Your objective
Go through the listing and copy each line with the string "this".

Data block
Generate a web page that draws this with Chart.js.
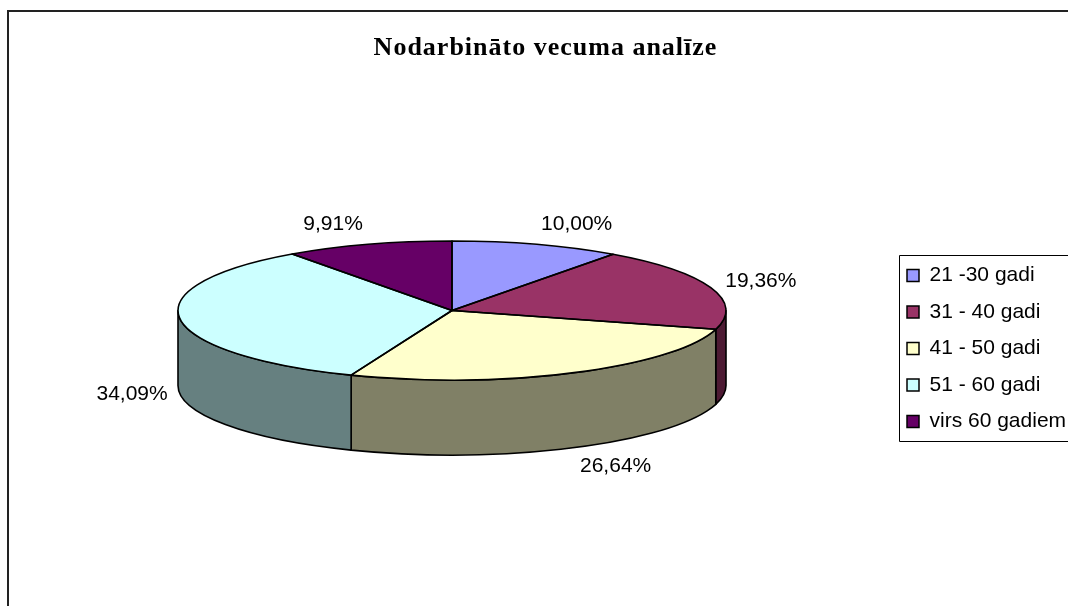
<!DOCTYPE html>
<html>
<head>
<meta charset="utf-8">
<style>html,body{margin:0;padding:0;background:#fff;overflow:hidden}canvas{display:block}</style>
<script src="https://cdn.jsdelivr.net/npm/chart.js@4"></script>
</head>
<body>
<canvas id="c" width="1068" height="606"></canvas>
<script>
const chartTitle = "Nodarbināto vecuma analīze";
const categories = ["21 -30 gadi", "31 - 40 gadi", "41 - 50 gadi", "51 - 60 gadi", "virs 60 gadiem"];
const shares = [10.00, 19.36, 26.64, 34.09, 9.91];
const sliceColors = ["#9999FF", "#993366", "#FFFFCC", "#CCFFFF", "#660066"];

const pieBox = {cx: 452, cy: 310.5, rx: 274, ry: 69.5, depth: 75};
const labelAnchor = [
  {dx: 40, dy: -20, wall: false}, {dx: 50, dy: -6, wall: false},
  {dx: 42, dy: 18, wall: true}, {dx: -48, dy: 0, wall: true}, {dx: -35, dy: -20, wall: false}
];
const frame = {x: 8, y: 11};
const legendFrame = {x: 899.5, y: 255.5, bottom: 441.5};
const legendSpot = {left: 907, firstRow: 277.5};
const legendFontSize = 21, legendRowStep = 36.5;

function halfTone(hex) {
  const n = parseInt(hex.slice(1), 16);
  const f = v => Math.round(v / 2);
  return `rgb(${f(n >> 16 & 255)},${f(n >> 8 & 255)},${f(n & 255)})`;
}

const pie3d = {
  id: "pie3d",
  beforeDraw(chart) {
    const ctx = chart.ctx;
    ctx.save();
    ctx.strokeStyle = "#222";
    ctx.lineWidth = 2;
    ctx.beginPath();
    ctx.moveTo(frame.x, chart.height);
    ctx.lineTo(frame.x, frame.y);
    ctx.lineTo(chart.width, frame.y);
    ctx.stroke();
    ctx.lineWidth = 1;
    ctx.strokeStyle = "#000";
    ctx.beginPath();
    ctx.moveTo(chart.width, legendFrame.y);
    ctx.lineTo(legendFrame.x, legendFrame.y);
    ctx.lineTo(legendFrame.x, legendFrame.bottom);
    ctx.lineTo(chart.width, legendFrame.bottom);
    ctx.stroke();
    ctx.restore();
  },
  afterLayout(chart) {
    const lg = chart.legend, pad = lg.options.labels.padding;
    const w = lg.width, h = lg.height;
    lg.left = legendSpot.left - pad;
    lg.right = lg.left + w;
    lg.top = legendSpot.firstRow - pad - legendFontSize * 0.6;
    lg.bottom = lg.top + h;
    const tb = chart.titleBlock;
    if (!tb._spaced) {
      const drawTitle = tb.draw;
      tb.draw = function () {
        const ctx = this.ctx;
        ctx.letterSpacing = "1px";
        drawTitle.call(this);
        ctx.letterSpacing = "0px";
      };
      tb._spaced = true;
    }
  },
  beforeDatasetsDraw(chart) {
    const ctx = chart.ctx, {cx, cy, rx, ry, depth} = pieBox;
    const arcs = chart.getDatasetMeta(0).data;
    ctx.save();
    ctx.lineWidth = 1.6;
    ctx.strokeStyle = "#000";
    ctx.lineJoin = "round";
    arcs.forEach(arc => {
      const lo = Math.max(arc.startAngle, 0), hi = Math.min(arc.endAngle, Math.PI);
      if (hi <= lo) return;
      ctx.beginPath();
      ctx.ellipse(cx, cy, rx, ry, 0, lo, hi);
      ctx.ellipse(cx, cy + depth, rx, ry, 0, hi, lo, true);
      ctx.closePath();
      ctx.fillStyle = halfTone(arc.options.backgroundColor);
      ctx.fill();
      ctx.stroke();
    });
    ctx.restore();
    const a = arcs[0];
    ctx.save();
    ctx.translate(cx, cy);
    ctx.scale(rx / a.outerRadius, ry / a.outerRadius);
    ctx.translate(-a.x, -a.y);
  },
  afterDatasetsDraw(chart) {
    const ctx = chart.ctx, {cx, cy, rx, ry, depth} = pieBox;
    ctx.restore();
    const arcs = chart.getDatasetMeta(0).data;
    ctx.save();
    ctx.lineWidth = 1.6;
    ctx.strokeStyle = "#000";
    ctx.lineJoin = "round";
    arcs.forEach(arc => {
      ctx.beginPath();
      ctx.moveTo(cx, cy);
      ctx.ellipse(cx, cy, rx, ry, 0, arc.startAngle, arc.endAngle);
      ctx.closePath();
      ctx.stroke();
    });
    ctx.fillStyle = "#000";
    ctx.font = "21px 'Liberation Sans'";
    ctx.textAlign = "center";
    ctx.textBaseline = "middle";
    arcs.forEach((arc, i) => {
      const mid = (arc.startAngle + arc.endAngle) / 2, off = labelAnchor[i];
      const x = cx + rx * Math.cos(mid) + off.dx;
      const y = cy + ry * Math.sin(mid) + (off.wall ? depth : 0) + off.dy;
      ctx.fillText(shares[i].toFixed(2).replace(".", ",") + "%", x, y);
    });
    ctx.restore();
  }
};

new Chart(document.getElementById("c"), {
  type: "pie",
  plugins: [pie3d],
  data: {
    labels: categories,
    datasets: [{data: shares, backgroundColor: sliceColors, borderWidth: 0}]
  },
  options: {
    responsive: false,
    animation: false,
    layout: {padding: {left: 23}},
    plugins: {
      tooltip: {enabled: false},
      title: {
        display: true,
        text: chartTitle,
        color: "#000",
        font: {family: "'Liberation Serif'", size: 26, weight: "bold"},
        padding: {top: 33, bottom: 6}
      },
      legend: {
        position: "right",
        align: "start",
        labels: {
          font: {family: "'Liberation Sans'", size: legendFontSize},
          color: "#000",
          boxWidth: 12,
          boxHeight: 12,
          padding: legendRowStep - legendFontSize,
          generateLabels(chart) {
            return Chart.overrides.pie.plugins.legend.labels.generateLabels(chart)
              .map(l => Object.assign(l, {lineWidth: 1.5, strokeStyle: "#000"}));
          }
        }
      }
    }
  }
});
</script>
</body>
</html>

Written solution
Generate a web page that draws this with Chart.js.
        const ctx = this.ctx;
        drawTitle.call(this);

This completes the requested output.